Does there exist a nice description of the following set: \begin{equation} A:=\left\lbrace x\in\mathbb{R}^{n}\ \colon\ 0< x_{i}-\bar{x}+\frac{1}{n}< 1\ \text{for} \ i=1,\dots,n\right\rbrace, \end{equation} where $\bar{x}$ is the arithmetic mean $\bar{x}=\frac{1}{n}x\cdot\mathbf{1}=\frac{1}{n}\sum_{i=1}^{n}x_{i}$ ? Here by 'nice' I mean anything which provides a better understanding of the set, for instance in terms of statistics and/or geometry. Of course, if we denote by $\tilde{\Delta}:=\lbrace x\in\mathbb{R}^{n}\ \colon\ x\cdot\mathbf{1}=1\rbrace$, we have $A=\operatorname{pr}^{-1}_{\tilde{\Delta}}(( 0,1)^{n})$, but that's not helping for intuition. Clearly $A$ is a superset for the unit-simplex $\Delta=\lbrace x\in\mathbb{R}_{+}^{d}\ \colon x\cdot\mathbf{1} = 1\rbrace$. However, it may also contain negative numbers to some extend, as one can easly check for $n=2$, by considering e.g. $(-\frac{1}{2},-\frac{1}{3})$. I'm thankful for any suggestions.

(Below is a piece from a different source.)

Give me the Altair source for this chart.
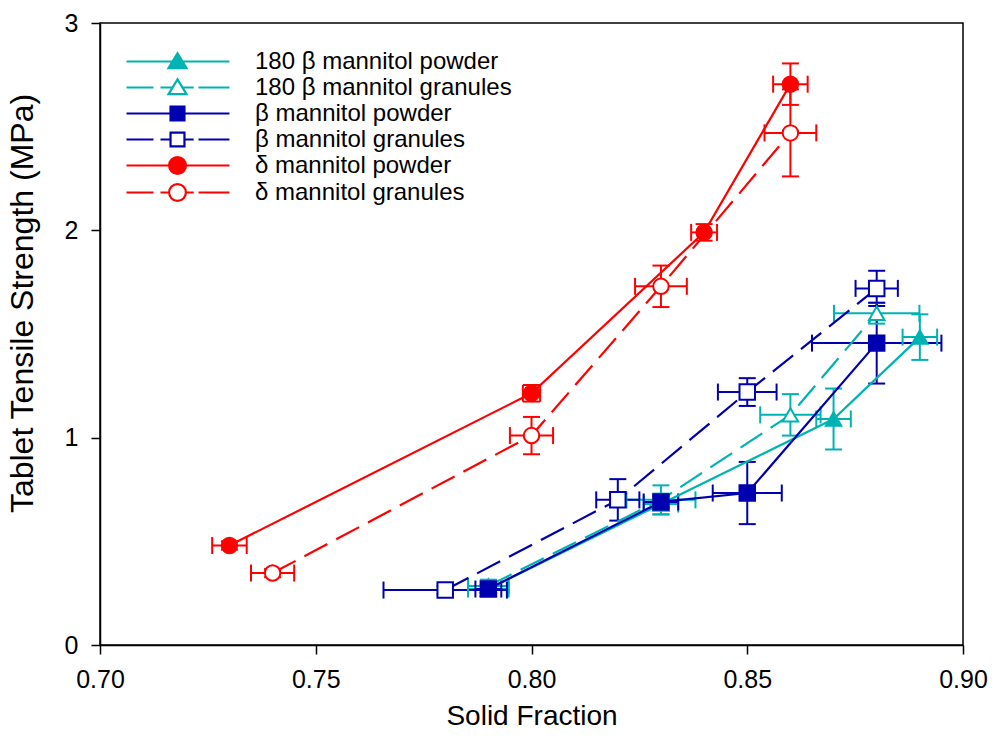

The boundary of your region lies in the hyperplanes $$ x_i = \overline{x} - \frac{1}{n}$$ and $$ x_i = \overline{x} + \frac{n-1}{n}$$

Note that the region is invariant under translation by $(1,\ldots, 1)$. Its cross-sections by the hyperplanes $\overline{x} = c$ are simplices, whose extreme points are of the form $x_i = c+(n-1)/n$ for one $i$, $x_j = c-1/n$ for $j \ne i$.